The following day I received an email from my oldest son, Shane, in Washington. He had read my blog and was writing to tell me that, in fact, Honey Bunny had only recently passed away a couple of months before. A girl he knew from his high school had adopted her. Their family lived on a little ranch in the woods a few miles outside Forks and had all kinds of farm animals as well as other dogs, and even some cats, too. This girl’s family was very involved in 4H activities, and Honey had been entered in several 4H contests over the years. She had been a
cherished, and much loved member of her second family when she passed away. She had lived a good life; a great life in fact. At first, I was stunned. Then bewildered. Then absolutely, joyously, elated! This wasn’t some fictional “happy ending.” This was real life. My life. And now this one painful part of it had not only been repaired, it had been restored to me. Not every terrible thing had befallen us after all, and to me, this truly was a miracle of redemption.

Now I don’t worry about my writing so much.

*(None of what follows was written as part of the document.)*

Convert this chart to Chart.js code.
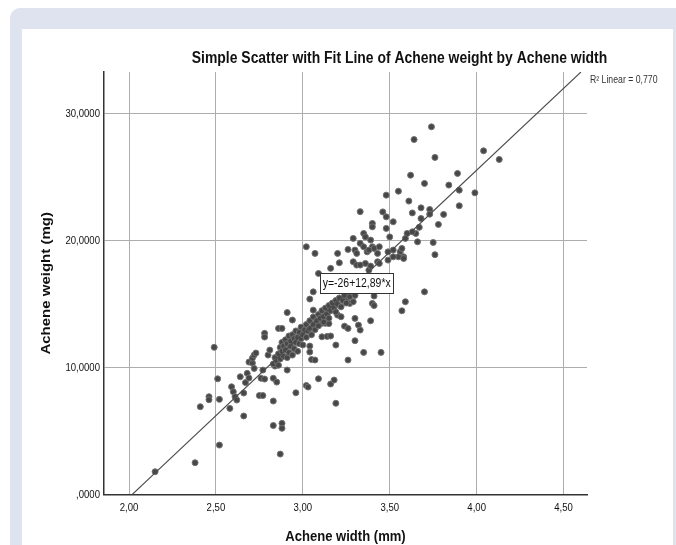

I subscribe to the belief that a writer should write what they must; what is deep inside of them at the time they are engaged in the act of creating. Whether it’s darkness or light, pain or pleasure. Or something, or somewhere, in between. Because your writing, like your life, will someday all come into balance for you…if that’s what is meant to be. I don’t think that we write so much for the purpose of having an effect on others, as we do because we have already been affected by others ourselves. And that even goes for little stray dogs.




2 comments:

Anonymous said...

Interesting story, Ken. I don't think we can begin to know the depths of our relationships with animals. I think dogs like Honey come to us for a reason, and sometimes return to us, more than once, or whatever it takes for them to finally let us go.

Pat Browning

Julia Buckley said...

What a heart-wrenching story, and how relieved I was to know that Honey got a new home!

Glad you made it through the tough times and came out stronger, Chief.